In December, Bloomberg raises the issue of criminal prosecutions:
Senior U.S. lawmakers from both parties are seeking more criminal prosecutions for executives tied to financial-industry wrongdoing as the government reaches billion-dollar settlements with UBS AG (UBSN) and HSBC Holdings Plc. (HSBA)
Representative Barney Frank, a Massachusetts Democrat and co-writer of the 2010 regulation overhaul that bears his name, said in a letter to U.S. Attorney General Eric Holder this week that the Justice Department must increase prosecution of individuals to ensure the “integrity of our financial system.”
Matt Taibi of Rolling Stone in his own post Too Big to Jail and then on the Bill Moyers Show:
:Well, the HSBC settlement was a really shocking kind of new low in the history of the too big to fail issue. HSBC was a serial offender on the money laundering score. They had been twice given formal cease and desist orders by the government. One dating back as far as 2003, another one in 2010 for inadequately policing the accounts in their system. They laundered over $800 million for cartels in Colombia.
Drug cartels in Colombia and Mexico. They laundered money for terrorist connected banks in the Middle East. Russian gangsters. Literally, you know, I talked to one prosecutor who’s, like, “They broke basically every law in the book and they did business with every kind of criminal you can possibly imagine. And they got a complete and total walk.” I mean, they had to pay a fine[$1.9B]
It’s a lot of money. But it’s five weeks of revenue for the bank, to put that in perspective. And no individual had to suffer any consequences at all. There were no criminal charges no individual fines, which was incredible. Incredible.
But Felix Salmon at Reuters urges caution when prosecuting the banksters. Here is the classic delineation of too big to prosecute.
Justice, then, needs to ask itself what exactly it’s trying to achieve with these criminal admissions. In principle, I’m all in favor of holding criminal organizations to account for their actions. But only if doing so does more good than harm
Columbia Journalism Review summarizes the state of affairs in January of this year.
We’d be remiss to not flag Frontline’s outstanding investigation into the shameful failure of the Obama administration to pursue, much less prosecute, Wall Street for financial crisis fraud.
Frontline’s Martin Smith just nails Breuer, and by extension, his boss Eric Holder and Obama for their baffling failure to indict anyone on Wall Street for financial crisis fraud.
It’s hard to remember now, but there was a point when it seemed likely that financial-crisis prosecutions would make the S&L scandal look minor.
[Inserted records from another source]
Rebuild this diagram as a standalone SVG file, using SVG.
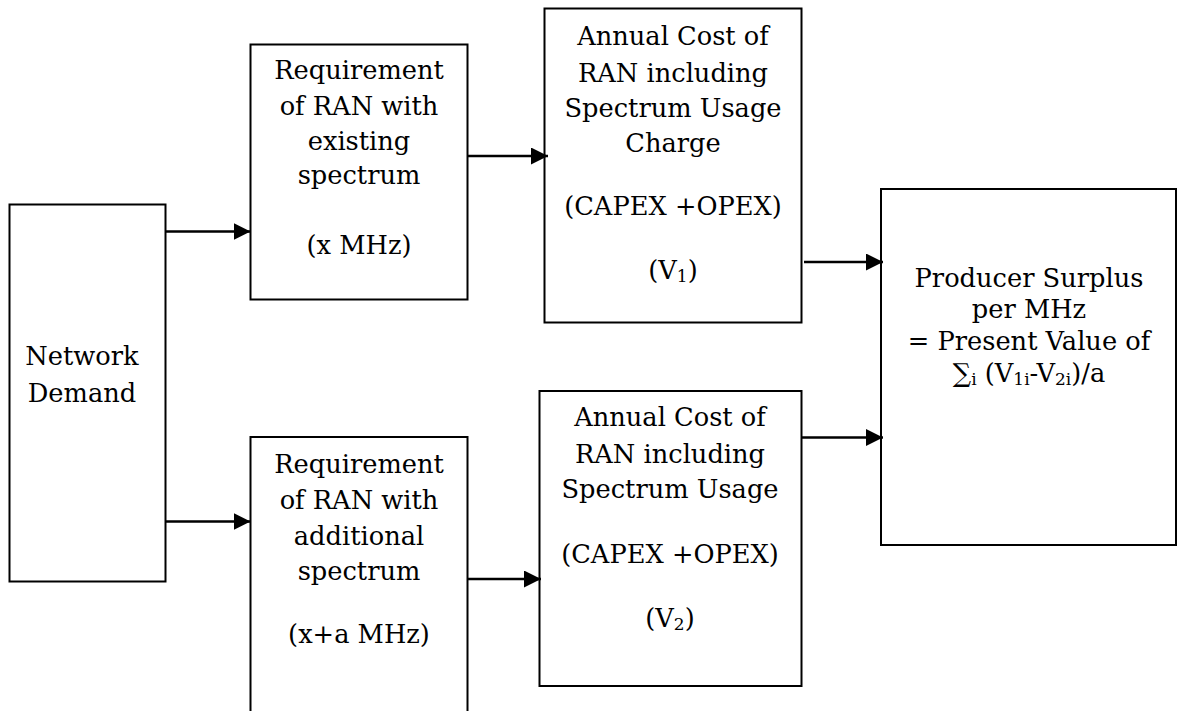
<svg xmlns="http://www.w3.org/2000/svg" width="1178" height="711" viewBox="0 0 1178 711">
<style>
.box{fill:#fff;stroke:#000;stroke-width:2}
.t{font-family:"DejaVu Serif","Liberation Serif",serif;font-size:25.7px;fill:#000;text-anchor:middle}
.s{font-size:17px}
.c{stroke:#000;stroke-width:2.5;fill:none}
</style>
<defs>
<marker id="ah" markerWidth="17" markerHeight="17" refX="17" refY="8.5" orient="auto" markerUnits="userSpaceOnUse">
<path d="M0,0 L17,8.5 L0,17 Z" fill="#000"/>
</marker>
</defs>
<rect width="1178" height="711" fill="#fff"/>
<g id="network-demand">
<rect class="box" x="9.5" y="204.5" width="156" height="377"/>
<text class="t" x="82" y="365">Network</text>
<text class="t" x="82" y="402">Demand</text>
</g>
<g id="req-existing">
<rect class="box" x="250.5" y="44.5" width="217" height="255"/>
<text class="t" x="359" y="79">Requirement</text>
<text class="t" x="359" y="115">of RAN with</text>
<text class="t" x="359" y="150">existing</text>
<text class="t" x="359" y="184">spectrum</text>
<text class="t" x="359" y="254">(x MHz)</text>
</g>
<g id="req-additional">
<rect class="box" x="250.5" y="437" width="217" height="290"/>
<text class="t" x="359" y="473">Requirement</text>
<text class="t" x="359" y="509">of RAN with</text>
<text class="t" x="359" y="545">additional</text>
<text class="t" x="359" y="580">spectrum</text>
<text class="t" x="359" y="643">(x+a MHz)</text>
</g>
<g id="cost-v1">
<rect class="box" x="544.5" y="8.5" width="257" height="314"/>
<text class="t" x="673" y="45">Annual Cost of</text>
<text class="t" x="673" y="82">RAN including</text>
<text class="t" x="673" y="117">Spectrum Usage</text>
<text class="t" x="673" y="152">Charge</text>
<text class="t" x="673" y="215">(CAPEX +OPEX)</text>
<text class="t" x="673" y="279">(V<tspan class="s" dy="3">1</tspan><tspan dy="-3">)</tspan></text>
</g>
<g id="cost-v2">
<rect class="box" x="539.5" y="391" width="262" height="295"/>
<text class="t" x="670" y="426">Annual Cost of</text>
<text class="t" x="670" y="463">RAN including</text>
<text class="t" x="670" y="498">Spectrum Usage</text>
<text class="t" x="670" y="563">(CAPEX +OPEX)</text>
<text class="t" x="670" y="627">(V<tspan class="s" dy="3">2</tspan><tspan dy="-3">)</tspan></text>
</g>
<g id="producer-surplus">
<rect class="box" x="881" y="189" width="295" height="356"/>
<text class="t" x="1029" y="287">Producer Surplus</text>
<text class="t" x="1029" y="318">per MHz</text>
<text class="t" x="1029" y="350">= Present Value of</text>
<text class="t" x="1029" y="382">∑<tspan class="s" dy="3">i</tspan><tspan dy="-3"> (V</tspan><tspan class="s" dy="3">1i</tspan><tspan dy="-3">-V</tspan><tspan class="s" dy="3">2i</tspan><tspan dy="-3">)/a</tspan></text>
</g>
<g id="connectors">
<line class="c" x1="165.5" y1="231.5" x2="250.5" y2="231.5" marker-end="url(#ah)"/>
<line class="c" x1="165.5" y1="521.5" x2="250.5" y2="521.5" marker-end="url(#ah)"/>
<line class="c" x1="467.5" y1="156" x2="548" y2="156" marker-end="url(#ah)"/>
<line class="c" x1="467.5" y1="579" x2="541" y2="579" marker-end="url(#ah)"/>
<line class="c" x1="804" y1="262" x2="883" y2="262" marker-end="url(#ah)"/>
<line class="c" x1="801.5" y1="437.5" x2="883" y2="437.5" marker-end="url(#ah)"/>
</g>
</svg>
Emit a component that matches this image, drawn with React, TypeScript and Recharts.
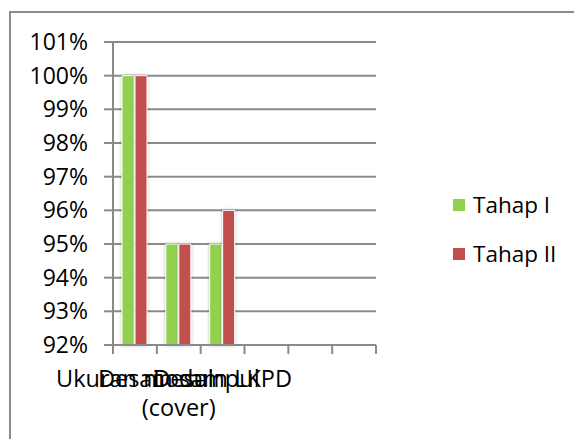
import { Bar, BarChart, CartesianGrid, XAxis, YAxis } from "recharts";

const categories = ["Ukuran modul", "Desain sampul\n(cover)", "Desain LKPD", "", "", ""];
const tahapI = [100, 95, 95, null, null, null];
const tahapII = [100, 95, 96, null, null, null];
const yTicks = [92, 93, 94, 95, 96, 97, 98, 99, 100, 101];
const seriesNames = ["Tahap I", "Tahap II"];
const seriesColors = ["#92D050", "#C0504D"];

const data = categories.map((name, i) => ({
  key: `cat${i}`,
  name,
  t1: tahapI[i],
  t2: tahapII[i],
}));

const FONT = "'Open Sans', 'Noto Sans', sans-serif";
const GRID = "#8a8a8a";
const PLOT_W = 263;

const XTick = (props: any) => {
  const { x, y, payload } = props;
  const idx = data.findIndex((d) => d.key === payload.value);
  const band = (props.width || PLOT_W) / categories.length;
  const lines = (categories[idx] || "").split("\n");
  const left = x - band / 2;
  return (
    <g>
      <line x1={left} x2={left} y1={y - 9} y2={y} stroke={GRID} strokeWidth={2} />
      {idx === categories.length - 1 && (
        <line x1={left + band} x2={left + band} y1={y - 9} y2={y} stroke={GRID} strokeWidth={2} />
      )}
      <text x={x} y={y + 33} textAnchor="middle" fontSize={23.5} fontFamily={FONT} fill="#000">
        {lines.map((l, i) => (
          <tspan key={i} x={x} dy={i === 0 ? 0 : 29}>
            {l}
          </tspan>
        ))}
      </text>
    </g>
  );
};

const App = () => {
  return (
    <div
      style={{
        position: "absolute",
        left: 0,
        top: 0,
        width: 574,
        height: 439,
        overflow: "hidden",
        background: "#fff",
      }}
    >
      <div
        style={{
          position: "absolute",
          left: 9,
          top: 11,
          width: 620,
          height: 500,
          border: `2px solid ${GRID}`,
        }}
      />
      <div style={{ position: "absolute", left: 0, top: 0 }}>
        <BarChart
          width={574}
          height={439}
          data={data}
          margin={{ top: 42, right: 198, bottom: 0, left: 0 }}
          barSize={12}
          barGap={1}
        >
          <defs>
            <filter id="barShadow" x="-50%" y="-10%" width="200%" height="120%">
              <feDropShadow dx="0" dy="0" stdDeviation="1.5" floodColor="#000" floodOpacity="0.3" />
            </filter>
          </defs>
          <CartesianGrid vertical={false} stroke={GRID} strokeWidth={2} />
          <XAxis
            dataKey="key"
            height={94}
            interval={0}
            tickLine={false}
            tickSize={9}
            tickMargin={0}
            axisLine={{ stroke: GRID, strokeWidth: 2 }}
            tick={<XTick />}
          />
          <YAxis
            width={113}
            domain={[92, 101]}
            ticks={yTicks}
            interval={0}
            tickSize={9}
            tickMargin={16}
            tickFormatter={(v) => `${v}%`}
            axisLine={{ stroke: GRID, strokeWidth: 2 }}
            tickLine={{ stroke: GRID, strokeWidth: 2 }}
            tick={{ fontSize: 23, fontFamily: FONT, fill: "#000" }}
          />
          <Bar
            dataKey="t1"
            name={seriesNames[0]}
            fill={seriesColors[0]}
            stroke="#fff"
            strokeWidth={1}
            filter="url(#barShadow)"
            isAnimationActive={false}
          />
          <Bar
            dataKey="t2"
            name={seriesNames[1]}
            fill={seriesColors[1]}
            stroke="#fff"
            strokeWidth={1}
            filter="url(#barShadow)"
            isAnimationActive={false}
          />
        </BarChart>
      </div>
      <div style={{ position: "absolute", left: 453, top: 180, fontFamily: FONT, fontSize: 22.5 }}>
        {seriesNames.map((n, i) => (
          <div key={n} style={{ display: "flex", alignItems: "center", height: 49 }}>
            <span
              style={{
                display: "inline-block",
                width: 12,
                height: 12,
                background: seriesColors[i],
                marginRight: 8,
              }}
            />
            <span style={{ color: "#000" }}>{n}</span>
          </div>
        ))}
      </div>
    </div>
  );
};

export default App;
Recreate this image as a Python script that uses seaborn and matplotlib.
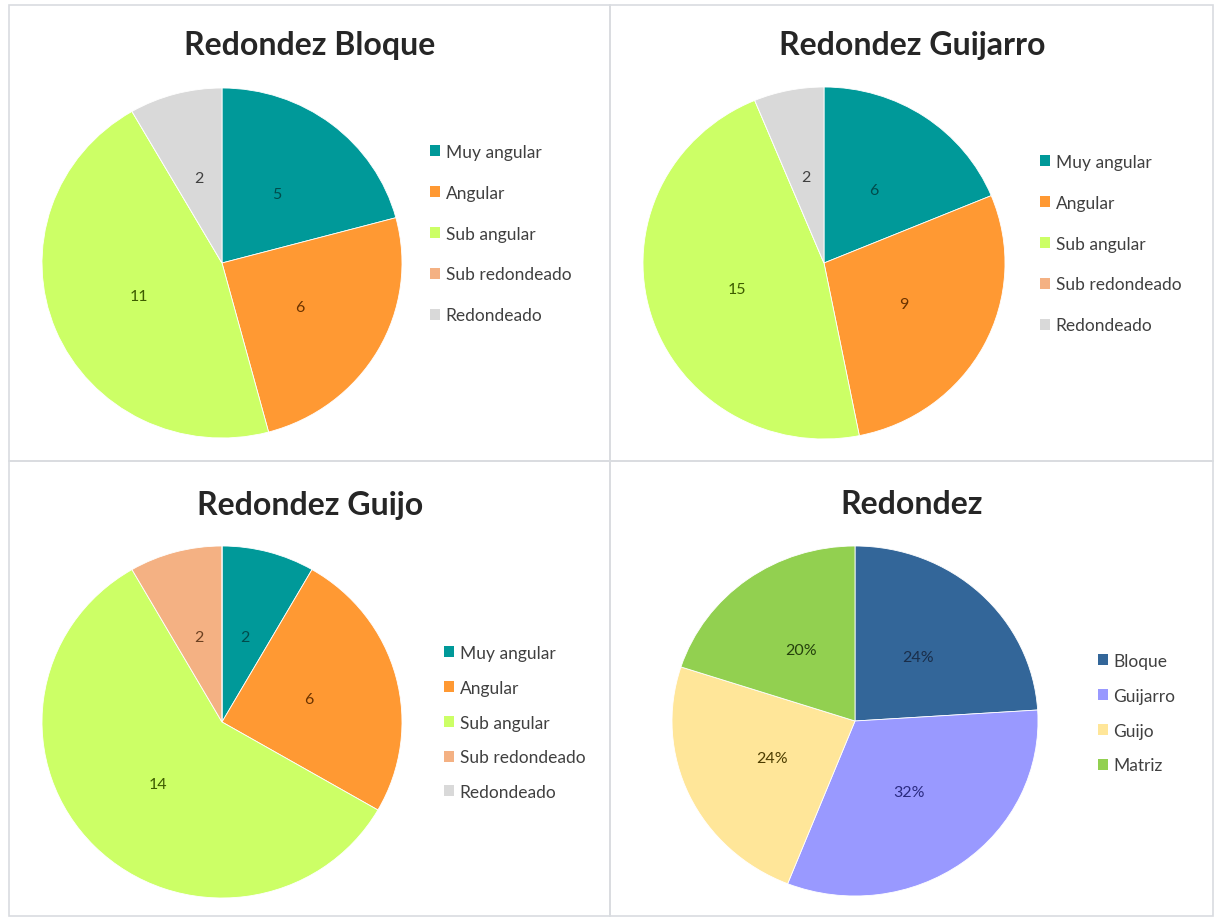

Recall back in March 2009 when The New York Times reported that “Spurred by rising public anger, federal and state investigators are preparing for a surge of prosecutions of financial fraud.”
Within a year and a half of that story, even Andrew Ross Sorkin was sneering at Holder and the DOJ about the lack of prosecutions.
Since then, no Wall Street executive has been indicted or prosecuted for the crisis.
Ye Editor would add the following based on Felix Salmon argument that many financial institutions and their Boards and other top executives by implication are too big to criminally prosecute. Simon Johnson would also add too big to manage successfully. Does not this add up to 3 strikes against the big banks and other monopoly financial institutions:
1) too big to fail means taxpayers pickup the “no-failure” tab costing $tillions;
2) too big to criminally prosecute means that tier financail executives are immune f to the rule of law;
3) too big to handle/manage means the risk of another finacial debacle is a lot higher than anyone on either side of the Congressional aisle cares to admit.
So don’t these conditions state the case clearly for splitting up the big banks and financial companies as was done with the oil companies at the turn of the twentioeth century?